According to Richard Mourdock, Republican candidate for the Senate from Indiana and crazy person (I know, I’m being redundant), if a woman is raped and gets pregnant, “It is something that God intended to happen”. Now that statement can really only be read one way: that god not only intended that the woman become pregnant, but that his instrument should be the rapist.
Now, that implies, if I’m not mistaken, that the rapist had no choice but to rape, just as the woman had no choice but to get pregnant (and that’s a “no choice” the Republicans want very desperately to preserve). And that implies that the rapist lacked free will. It wasn’t his idea to rape that woman, God made him do it. Hmmm, perhaps an Indiana rape defendant should try that argument out.
Now, when I was back there in Catholic school, I recall one nun valiantly trying to explain to us incredulous second or fourth graders (not third, I had a lay teacher that year) how God could be omnipotent and omniscient, know the future before it happens, and still not be responsible for what we did. Looking back, I feel for her. It doesn’t take a genius to see the problem with having to believe all those things at once (we grade schooler saw the problem), but it takes a theologian with years of training to make it seem to make sense. She wasn’t up to the task, but in retrospect, I don’t think she did too bad a job. She analogized it to a mother watching a home movie of her child falling off a bicycle. She knew the child was going to fall, didn’t want it to fall, but couldn’t prevent it. The argument, I guess, is that for God, there is only the eternal now. He observes all at once, knows all at once, but does not cause any particular choice to be made, though presumably he could take charge if he wished. Of course, I could be wrong about all this and it’s all bullshit anyway, but I believe I’m definitely correct about the basic argument Mourdock is making. If the rapist’s act is not his own, then none of our acts are our own. Each and every breath we take is only what God intends. Which undercuts all religion entirely, of course.

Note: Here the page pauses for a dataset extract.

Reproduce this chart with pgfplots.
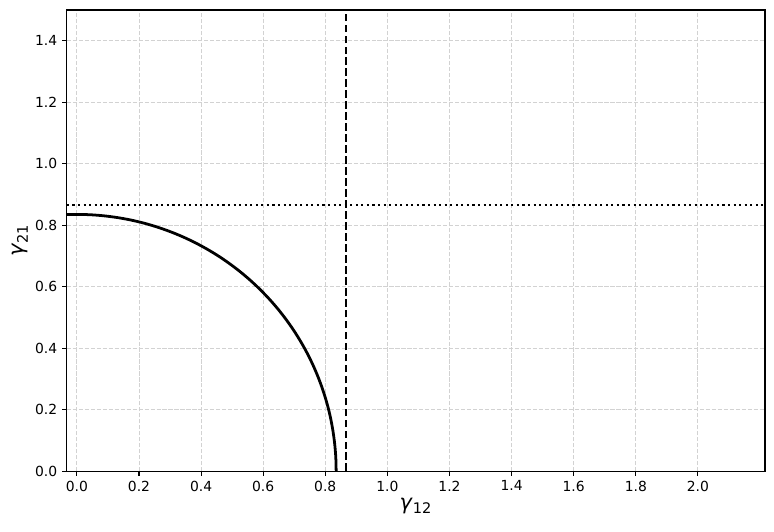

So, a word to the Republicans, there’s something else that follows from what is clearly a core belief of yours. You didn’t build that. We didn’t build that. There are no Galtian overlords who achieved success through their own atheistic efforts. God did it, and you can’t take any credit. We are all but pawns, being pushed around by an omniscient, omnipotent, but nonetheless quite petty and cruel God. Or does God, Zeis like, only spend his time randomly impregnating unoffending women by raping them by proxy, so to speak? Free will, with exceptions?
I just want to make it clear that I wrote the above before I read this, in which the points I’ve made are made more profoundly, but less tongue in cheekily.